= Roscoe Collegiate Independent School District =

School district in Texas

Roscoe Collegiate Independent School District is a public school district based in Roscoe, Texas, United States. The name was formerly Roscoe Independent School District, but it officially changed to its current name on October 22, 2012.

Located in Nolan County, small portions of the district extend into Fisher, Mitchell, and Scurry counties.

Roscoe Collegiate ISD has three campuses -

- Roscoe Collegiate High School (grades 6-12)
- Roscoe Elementary School
(grades 1-5)
- Roscoe Early Childhood Center (grades PK 3, PK 4, and Kindergarten)

Paying tribute to the agricultural area which the district serves, the mascot is the Roscoe Plowboy.

== Leadership in early college programs ==
In 2009 Roscoe Collegiate High School received the Texas Education Agency's Early College High School designation, making it the only rural school in Texas to be designated as such.
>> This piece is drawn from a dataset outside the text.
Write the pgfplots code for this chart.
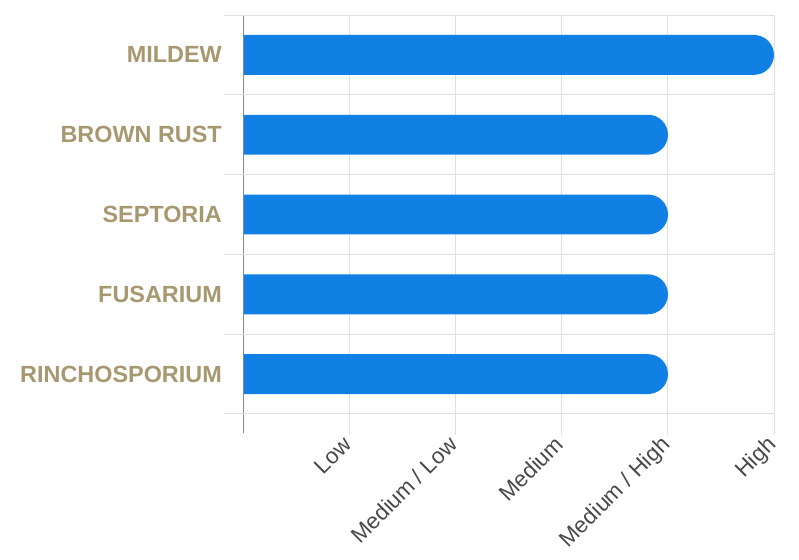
\documentclass[border=0pt]{standalone}
\usepackage{pgfplots}
\pgfplotsset{compat=1.18}
\usepackage{fontspec}
\setmainfont{Liberation Sans}
\definecolor{barblue}{RGB}{17,128,229}
\definecolor{tan}{RGB}{168,152,112}
\definecolor{gridgray}{RGB}{224,224,224}
\definecolor{axisgray}{RGB}{140,140,140}
\definecolor{ticktext}{RGB}{72,72,72}
\begin{document}
\begin{tikzpicture}
\begin{axis}[
  name=ax,
  width=530bp, height=399bp, scale only axis,
  xmin=0, xmax=5, ymin=-0.5, ymax=4.5, y dir=reverse,
  axis lines*=left,
  x axis line style={draw=none},
  y axis line style={draw=axisgray, line width=1bp},
  tick align=outside,
  major tick length=0pt,
  minor tick length=19bp,
  xtick={1,2,3,4,5},
  xticklabels={Low, Medium / Low, Medium, Medium / High, High},
  minor xtick={0},
  ytick={0,1,2,3,4},
  yticklabels={MILDEW, BROWN RUST, SEPTORIA, FUSARIUM, RINCHOSPORIUM},
  xmajorgrids=true, xminorgrids=false, ymajorgrids=false, yminorgrids=false,
  grid style={draw=gridgray, line width=1bp},
  minor tick style={draw=axisgray, line width=1bp},
  extra x ticks={1,2,3,4,5},
  extra x tick labels={},
  extra x tick style={grid=none, major tick length=21bp, tick style={draw=gridgray, line width=1bp}},
  extra y ticks={-0.5,0.5,1.5,2.5,3.5,4.5},
  extra y tick labels={},
  extra y tick style={grid=major, major tick length=20bp, tick style={draw=gridgray, line width=1bp}},
  yticklabel style={font=\bfseries\fontsize{23.5}{28}\selectfont, text=tan, inner sep=0pt, anchor=east, xshift=-22bp},
  xticklabel style={font=\fontsize{22.5}{26}\selectfont, text=ticktext, inner sep=0pt, xshift=3bp, yshift=-32bp, rotate=45, anchor=base east},
  clip=true,
]
\addplot[fill=barblue, draw=none, rounded corners=20bp] coordinates {(-1,-0.25) (5,-0.25) (5,0.25) (-1,0.25)};
\addplot[fill=barblue, draw=none, rounded corners=20bp] coordinates {(-1,0.75) (4,0.75) (4,1.25) (-1,1.25)};
\addplot[fill=barblue, draw=none, rounded corners=20bp] coordinates {(-1,1.75) (4,1.75) (4,2.25) (-1,2.25)};
\addplot[fill=barblue, draw=none, rounded corners=20bp] coordinates {(-1,2.75) (4,2.75) (4,3.25) (-1,3.25)};
\addplot[fill=barblue, draw=none, rounded corners=20bp] coordinates {(-1,3.75) (4,3.75) (4,4.25) (-1,4.25)};
\end{axis}
\pgfresetboundingbox
\path ([shift={(-244bp,15bp)}]ax.north west) rectangle ([shift={(555bp,-545bp)}]ax.north west);
\end{tikzpicture}
\end{document}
Beginning with an associates degree program assisted with revenue from wind energy, RCISD developed a P-20 program (preschool to PhD) capability in cooperation with colleges and universities in the area, notably Western Texas College in Snyder and Texas State Technical College between Roscoe and Sweetwater, and additional partnerships with Texas A&M AgriLife Extension, 4H, and the Texas Tech T-STEM Center.

In 2009, the school district was rated "recognized" by the Texas Education Agency.